Our assuming of multiple responsibilities was a prime illustration of the fact that Neil understood all aspects of the record industry. He was a creative genius when it came to knowing what was needed, and he was acutely aware of every step necessary to make something happen. This applied not only to developing artwork; he also knew his way around the recording studio, the mastering lab, the manufacturing plant, and even the mailroom. His broad knowledge of the business made us bulletproof from scams and schemes: no company involved in the production process could cut corners or take advantage of him.
With the influx of new employees, it was vital that we set an example, so Neil and I always came to work early. Furthermore, most LA record companies would begin the business day at maybe nine or ten in the morning, but Neil and I were New Yorkers at heart—we liked to begin early so we could catch up with the East Coast. We’d typically put in a good twelve hours, usually leaving the office at 6:00 or 7:00 p.m., and then we’d go home or out to dinner and drinks at Roy’s, where we would network with other industry types. Roy’s was the only place in LA run by industry people, and the music crowd, and occasionally the film crowd, would fill the bar, hanging out and carrying on. The bar was narrow and small, which made for more intimacy and camaraderie. A night at Roy’s was a rite of passage for newbies at record companies such as A&M, Warner, and Capitol.

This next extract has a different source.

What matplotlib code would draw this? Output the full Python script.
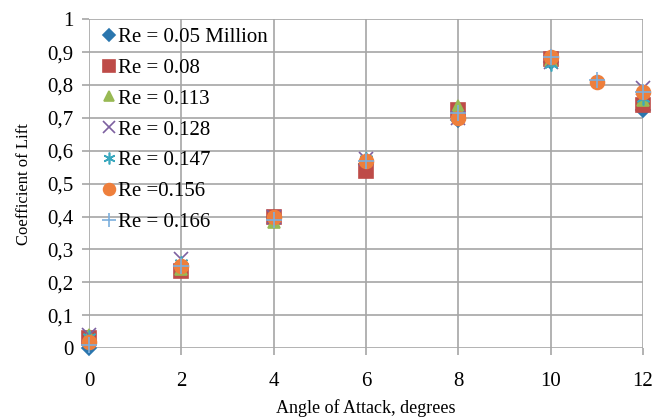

Having so much new responsibility on my plate, I required some education (you can only fake so many things at once). I attended as many meetings as I could with Neil and Chris Whorf. I paid close attention to their decision-making methodology. The experience I gained in those few months when we created what Casablanca was to become was ten times more worthwhile than anything I could have learned at business school. Simply attending meetings, hanging out at recording studios, and watching from the sidelines at mastering labs and manufacturing plants was the single greatest learning experience of my life. I absorbed years of book learning inside of a few months.